Bank Santander is putting EUR 5 bn of bad property loans and another EUR 3 bn of foreclosed real estate assets on the market to clean up its balance sheet.

Bank Santander is putting EUR 5 bn of bad property loans and another EUR 3 bn of foreclosed real estate assets on the market to clean up its balance sheet.

According to local press reports, the Spanish financial giant is meeting investors in London this week to present the assets in the portfolio which consist of housing, offices, and plots of land across the country. Earlier this year, the bank hired Mac Group to value the assets, and has been in talks with the country's major brokers to study a sales programme for the past months.

Santander has become one of the country's largest property owners since the onset of the credit crisis in 2008. It has taken control of over EUR 8 bn of real estate in the past three years, including EUR 826 mln of assets in the first half of 2011.

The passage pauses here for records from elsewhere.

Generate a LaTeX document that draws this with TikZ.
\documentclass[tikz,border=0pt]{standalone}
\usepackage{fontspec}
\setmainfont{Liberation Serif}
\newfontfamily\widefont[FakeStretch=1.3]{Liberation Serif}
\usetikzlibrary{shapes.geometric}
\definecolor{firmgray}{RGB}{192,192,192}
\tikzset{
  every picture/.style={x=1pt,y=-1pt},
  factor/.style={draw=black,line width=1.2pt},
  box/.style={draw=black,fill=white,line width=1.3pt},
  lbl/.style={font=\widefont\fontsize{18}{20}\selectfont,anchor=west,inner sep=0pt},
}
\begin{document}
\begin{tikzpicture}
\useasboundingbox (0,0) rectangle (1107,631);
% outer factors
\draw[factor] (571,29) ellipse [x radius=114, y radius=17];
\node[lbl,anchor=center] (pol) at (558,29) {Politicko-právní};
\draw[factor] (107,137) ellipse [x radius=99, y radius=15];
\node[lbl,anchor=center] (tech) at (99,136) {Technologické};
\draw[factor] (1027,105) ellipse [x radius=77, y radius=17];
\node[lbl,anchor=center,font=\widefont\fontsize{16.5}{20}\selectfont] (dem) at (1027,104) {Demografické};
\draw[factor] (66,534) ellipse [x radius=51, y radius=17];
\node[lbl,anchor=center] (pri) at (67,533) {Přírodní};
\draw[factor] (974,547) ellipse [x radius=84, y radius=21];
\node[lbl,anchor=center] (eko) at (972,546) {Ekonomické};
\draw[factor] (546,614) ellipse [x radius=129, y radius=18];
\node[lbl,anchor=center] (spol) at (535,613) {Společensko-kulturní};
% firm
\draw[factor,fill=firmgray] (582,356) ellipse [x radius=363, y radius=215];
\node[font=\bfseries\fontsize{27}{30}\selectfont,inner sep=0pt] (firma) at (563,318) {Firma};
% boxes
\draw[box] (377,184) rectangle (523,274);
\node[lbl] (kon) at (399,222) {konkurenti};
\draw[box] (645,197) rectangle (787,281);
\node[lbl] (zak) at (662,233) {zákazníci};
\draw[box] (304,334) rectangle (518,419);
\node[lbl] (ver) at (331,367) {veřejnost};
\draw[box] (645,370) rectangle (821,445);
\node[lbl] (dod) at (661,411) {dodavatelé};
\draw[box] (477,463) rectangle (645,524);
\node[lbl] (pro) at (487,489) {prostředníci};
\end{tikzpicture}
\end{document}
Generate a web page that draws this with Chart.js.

The move comes in tandem with other major property sell-offs by European banks. Last week, Lloyds reportedly put a £1 bn (EUR 1.1 bn) commercial property loan portfolio on the market. JPMorgan Cazenove has been appointed to run the divestment process, which is said to be the first block sale to be executed by Lloyds. It involves loans secured against office, retail and industrial assets all outside of London.

Meanwhile, PropertyWeek has reported that the Bundesbank, Germany's Central Bank, has mandated AgFe to advise on the sale of over EUR 4 bn of property loans left by the collapse of Lehman Brothers in 2008.

The process - named Excalibur - represents one of the biggest distressed sales in the European property history. The loans and bonds were swapped by Lehman Brothers with the European Central Bank (ECB) in 2008, in an effort to prevent bankruptcy.